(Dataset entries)
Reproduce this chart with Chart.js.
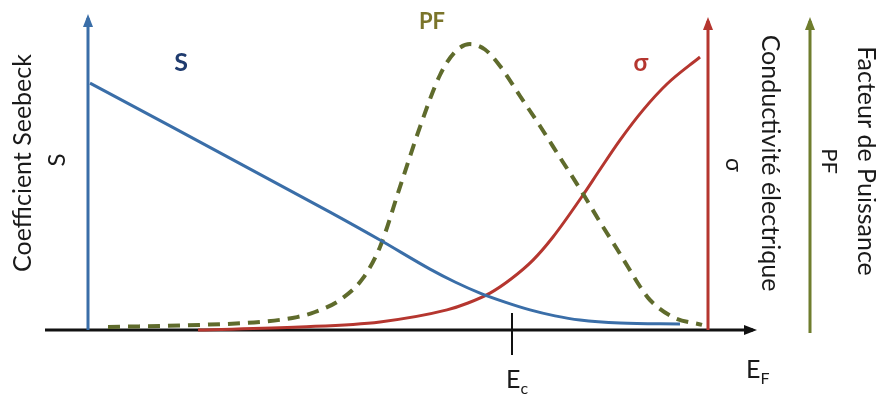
<!DOCTYPE html>
<html>
<head>
<meta charset="utf-8">
<script src="https://cdn.jsdelivr.net/npm/chart.js@4.4.1/dist/chart.umd.min.js"></script>
<style>
  body { margin: 0; background: #fff; }
  #wrap { width: 876px; height: 394px; }
</style>
</head>
<body>
<div id="wrap"><canvas id="chart" width="876" height="394"></canvas></div>
<script>
// data (x = Fermi energy, y = arbitrary units)
const sEnergy = [0.2, 24.2, 29.2, 34.2, 36.7, 39.2, 41.7, 44.2, 46.7, 49.2, 53.2, 59.2];
const sValues = [82.3, 39.3, 30, 20.3, 16, 12.3, 9.3, 6.7, 4.7, 3.3, 2.3, 2];

const pfEnergy = [2.0, 11.2, 17.2, 20.9, 22.7, 25.2, 27.5, 29.2, 31.2, 33.2, 35.2, 36.7, 38.2, 39.7,
  41.2, 43.2, 45.2, 47.2, 49.4, 51.2, 52.9, 54.0, 55.2, 56.2, 58.5, 61.4];
const pfValues = [1, 1.7, 2.7, 4.3, 6, 10, 17.3, 27.7, 47.7, 67.7, 85, 92.7, 95.3, 93.5,
  88, 78, 68, 57.5, 46, 36, 27, 21, 14.5, 10, 4.3, 1.7];

const sigmaEnergy = [11.0, 21.2, 29.2, 35.9, 38.0, 40.2, 42.3, 44.5, 46.5, 49.4, 51.2, 53.2, 55.5, 57.9, 61.2];
const sigmaValues = [0, 1, 2.7, 6.7, 9, 12.3, 17, 23.3, 31, 44.5, 53.5, 63.3, 73.3, 82, 91];

const ecEnergy = 42.4;

const blue = "#3a6ea8";
const red = "#b5362f";
const olive = "#5f6b2c";

const toPoints = (xs, ys) => xs.map((x, i) => ({ x: x, y: ys[i] }));

// axes, arrows and labels drawn around the curves
const sketch = {
  id: "sketch",
  beforeDatasetsDraw(chart) {
    const c = chart.ctx;
    const X = (v) => chart.scales.x.getPixelForValue(v);
    const Y = (v) => chart.scales.y.getPixelForValue(v);

    const arrow = (x1, y1, x2, y2, color, w) => {
      c.save();
      c.strokeStyle = color;
      c.fillStyle = color;
      c.lineWidth = w;
      c.beginPath();
      c.moveTo(x1, y1);
      c.lineTo(x2, y2);
      c.stroke();
      const a = Math.atan2(y2 - y1, x2 - x1);
      c.translate(x2, y2);
      c.rotate(a);
      c.beginPath();
      c.moveTo(4, 0);
      c.lineTo(-9, -5);
      c.lineTo(-9, 5);
      c.closePath();
      c.fill();
      c.restore();
    };

    arrow(X(-4.3), Y(0), X(66.5), Y(0), "#111", 3);
    arrow(X(0), Y(0), X(0), Y(104), blue, 3);
    arrow(X(62), Y(0), X(62), Y(103), red, 3);
    arrow(X(72.2), Y(-1), X(72.2), Y(103), "#6f7d2d", 3);

    // E_c tick
    c.save();
    c.strokeStyle = "#111";
    c.lineWidth = 2;
    c.beginPath();
    c.moveTo(X(ecEnergy), Y(5.7));
    c.lineTo(X(ecEnergy), Y(-8.3));
    c.stroke();
    c.restore();
  },
  afterDatasetsDraw(chart) {
    const c = chart.ctx;
    const font = "Lato, 'Open Sans', sans-serif";

    const text = (str, x, y, size, color, rot, bold) => {
      c.save();
      c.translate(x, y);
      c.rotate(rot);
      c.font = (bold ? "bold " : "") + size + "px " + font;
      c.fillStyle = color;
      c.textAlign = "center";
      c.textBaseline = "middle";
      c.fillText(str, 0, 0);
      c.restore();
    };

    const up = -Math.PI / 2;
    const down = Math.PI / 2;
    text("Coefficient Seebeck", 23, 163, 25, "#1a1a1a", up);
    text("S", 57, 160, 24, "#1a1a1a", up);
    text("Conductivité électrique", 770, 163, 25, "#1a1a1a", down);
    text("σ", 733, 165, 23, "#1a1a1a", down);
    text("PF", 829, 161, 22, "#1a1a1a", down);
    text("Facteur de Puissance", 866, 161, 25, "#1a1a1a", down);

    text("S", 181, 63, 25, "#1f3b6e", 0, true);
    text("PF", 432, 22, 22, "#7a742a", 0, true);
    text("σ", 641, 63, 24, red, 0, true);

    // E_c and E_F
    const sub = (main, s, x, y) => {
      c.save();
      c.fillStyle = "#1a1a1a";
      c.textBaseline = "alphabetic";
      c.font = "25px " + font;
      c.fillText(main, x, y);
      const w = c.measureText(main).width;
      c.font = "16px " + font;
      c.fillText(s, x + w, y + 6);
      c.restore();
    };
    sub("E", "c", 506, 388);
    sub("E", "F", 746, 378);
  }
};

const data = {
  datasets: [
    {
      label: "S",
      data: toPoints(sEnergy, sValues),
      borderColor: blue,
      borderWidth: 3,
    },
    {
      label: "PF",
      data: toPoints(pfEnergy, pfValues),
      borderColor: olive,
      borderWidth: 4,
      borderDash: [12, 8],
    },
    {
      label: "σ",
      data: toPoints(sigmaEnergy, sigmaValues),
      borderColor: red,
      borderWidth: 3,
    },
  ],
};

const config = {
  type: "line",
  data: data,
  options: {
    responsive: false,
    animation: false,
    devicePixelRatio: 1,
    layout: { padding: 0 },
    elements: {
      point: { radius: 0 },
      line: { cubicInterpolationMode: "monotone", fill: false },
    },
    plugins: { legend: { display: false }, tooltip: { enabled: false } },
    scales: {
      x: { type: "linear", min: -8.8, max: 78.8, display: false },
      y: { type: "linear", min: 110 - 394 / 3, max: 110, display: false },
    },
  },
  plugins: [sketch],
};

new Chart(document.getElementById("chart"), config);
</script>
</body>
</html>
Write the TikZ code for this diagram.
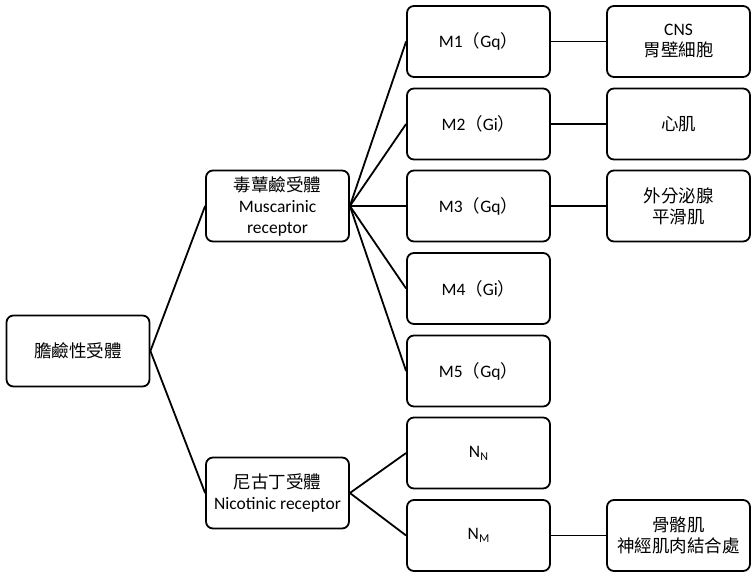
\documentclass[tikz,border=0pt]{standalone}
\usepackage{fontspec}
\setmainfont{Carlito}
\newfontfamily\cjk{Noto Sans CJK TC}
\newcommand{\Nsub}[1]{N\raisebox{-0.35ex}{\fontsize{12}{12}\selectfont #1}}
\begin{document}
\begin{tikzpicture}[x=1pt,y=-1pt,
  box/.style={draw=black,line width=1.8pt,rounded corners=7pt,
    minimum width=143pt,minimum height=71pt,align=center,inner sep=2pt,
    font=\fontsize{17.5}{21}\selectfont},
  link/.style={draw=black,line width=1.8pt}]
\fill[white] (0,0) rectangle (752,575);
\useasboundingbox (0,0) rectangle (752,575);
\node[box] (root) at (78,351) {\cjk 膽鹼性受體};
\node[box] (mus) at (277.5,206) {{\cjk 毒蕈鹼受體}\\Muscarinic\\receptor};
\node[box] (nic) at (277.5,493) {{\cjk 尼古丁受體}\\Nicotinic receptor};
\node[box] (m1) at (478.5,41.5) {M1{\cjk （}Gq{\cjk ）}};
\node[box] (m2) at (478.5,124) {M2{\cjk （}Gi{\cjk ）}};
\node[box] (m3) at (478.5,206) {M3{\cjk （}Gq{\cjk ）}};
\node[box] (m4) at (478.5,288.5) {M4{\cjk （}Gi{\cjk ）}};
\node[box] (m5) at (478.5,371) {M5{\cjk （}Gq{\cjk ）}};
\node[box] (nn) at (478.5,453) {\Nsub{N}};
\node[box] (nm) at (478.5,535.5) {\Nsub{M}};
\node[box] (r1) at (678.5,41.5) {CNS\\{\cjk 胃壁細胞}};
\node[box] (r2) at (678.5,124) {\cjk 心肌};
\node[box] (r3) at (678.5,206) {{\cjk 外分泌腺}\\{\cjk 平滑肌}};
\node[box] (r7) at (678.5,535.5) {{\cjk 骨骼肌}\\{\cjk 神經肌肉結合處}};
\draw[link] (root.east) -- (mus.west);
\draw[link] (root.east) -- (nic.west);
\foreach \m in {m1,m2,m3,m4,m5} \draw[link] (mus.east) -- (\m.west);
\draw[link] (nic.east) -- (nn.west);
\draw[link] (nic.east) -- (nm.west);
\draw[link] (m1.east) -- (r1.west);
\draw[link] (m2.east) -- (r2.west);
\draw[link] (m3.east) -- (r3.west);
\draw[link] (nm.east) -- (r7.west);
\end{tikzpicture}
\end{document}
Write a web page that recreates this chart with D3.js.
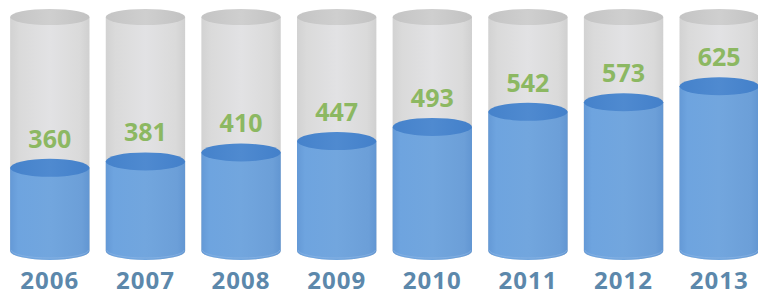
<!DOCTYPE html>
<html>
<head>
<meta charset="utf-8">
<script src="https://cdn.jsdelivr.net/npm/d3@7"></script>
<style>
  body { margin: 0; background: #fff; }
  text { font-family: "Open Sans", sans-serif; font-weight: 700; }
</style>
</head>
<body>
<script>
var width = 758,
    height = 297;

// data
var years = ["2006", "2007", "2008", "2009", "2010", "2011", "2012", "2013"];
var values = [360, 381, 410, 447, 493, 542, 573, 625];

// cylinder geometry
var ry = 9,
    topY = 17,
    baseY = 251;

var svg = d3.select("body")
    .append("svg")
    .attr("width", width)
    .attr("height", height);

var x = d3.scaleBand()
    .domain(years)
    .range([2, 767])
    .paddingInner(0.17)
    .paddingOuter(0.085);

var y = d3.scaleLinear()
    .domain([90, 850])
    .range([baseY, topY]);

var defs = svg.append("defs");

function hgrad(id, stops) {
  var g = defs.append("linearGradient").attr("id", id)
      .attr("x1", 0).attr("x2", 1).attr("y1", 0).attr("y2", 0);
  stops.forEach(function(s) {
    g.append("stop").attr("offset", s[0]).attr("stop-color", s[1]);
  });
}
hgrad("glass", [[0, "#d2d2d2"], [0.12, "#dadada"], [0.5, "#e2e2e4"], [0.88, "#dadada"], [1, "#d0d0d0"]]);
hgrad("glassTop", [[0, "#c4c4c4"], [0.5, "#cfcfcf"], [1, "#c2c2c2"]]);
hgrad("water", [[0, "#6499d6"], [0.1, "#6ea4df"], [0.5, "#72a6de"], [0.9, "#6c9fd8"], [1, "#6296d2"]]);
hgrad("waterTop", [[0, "#4582cb"], [0.5, "#4f8ad0"], [1, "#4380ca"]]);

var bw = x.bandwidth(),
    rx = bw / 2;

var g = svg.selectAll(".cyl")
    .data(years)
    .enter().append("g")
    .attr("class", "cyl")
    .attr("transform", function(d) { return "translate(" + x(d) + ",0)"; });

// glass body
g.append("path")
    .attr("d", "M0," + topY + "L0," + baseY +
      "A" + rx + "," + ry + " 0 0 0 " + bw + "," + baseY +
      "L" + bw + "," + topY + "Z")
    .style("fill", "url(#glass)");

g.append("ellipse")
    .attr("cx", rx)
    .attr("cy", topY)
    .attr("rx", rx)
    .attr("ry", ry - 1)
    .style("fill", "url(#glassTop)");

// water body
g.append("path")
    .attr("d", function(d, i) {
      var t = y(values[i]);
      return "M0," + t + "L0," + baseY +
        "A" + rx + "," + ry + " 0 0 0 " + bw + "," + baseY +
        "L" + bw + "," + t + "Z";
    })
    .style("fill", "url(#water)");

// faint rim at the bottom
g.append("path")
    .attr("d", "M1," + (baseY - 1) + "A" + (rx - 1) + "," + (ry - 1) + " 0 0 0 " + (bw - 1) + "," + (baseY - 1))
    .style("fill", "none")
    .style("stroke", "#8db6e4")
    .style("stroke-width", 1)
    .style("opacity", 0.6);

g.append("ellipse")
    .attr("cx", rx)
    .attr("cy", function(d, i) { return y(values[i]); })
    .attr("rx", rx)
    .attr("ry", ry)
    .style("fill", "url(#waterTop)");

// value labels
g.append("text")
    .attr("x", rx)
    .attr("y", function(d, i) { return y(values[i]) - ry - 11; })
    .attr("text-anchor", "middle")
    .style("font-size", "25px")
    .style("fill", "#8cb862")
    .text(function(d, i) { return values[i]; });

// year labels
g.append("text")
    .attr("x", rx)
    .attr("y", 289)
    .attr("text-anchor", "middle")
    .style("font-size", "24px")
    .style("letter-spacing", "1px")
    .style("fill", "#5c88ab")
    .text(function(d) { return d; });
</script>
</body>
</html>
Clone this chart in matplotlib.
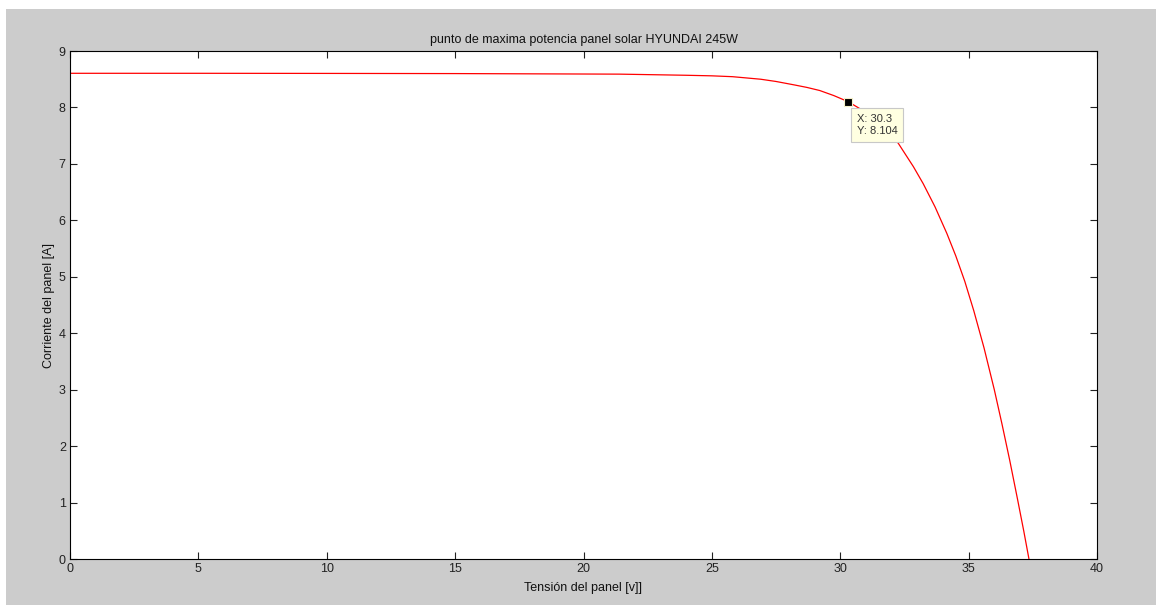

- [Problem details] Look over the material above and show each line where "with" appears.

- [Task response]
Reproduce this chart with Chart.js.
Write a web page that recreates this chart with D3.js.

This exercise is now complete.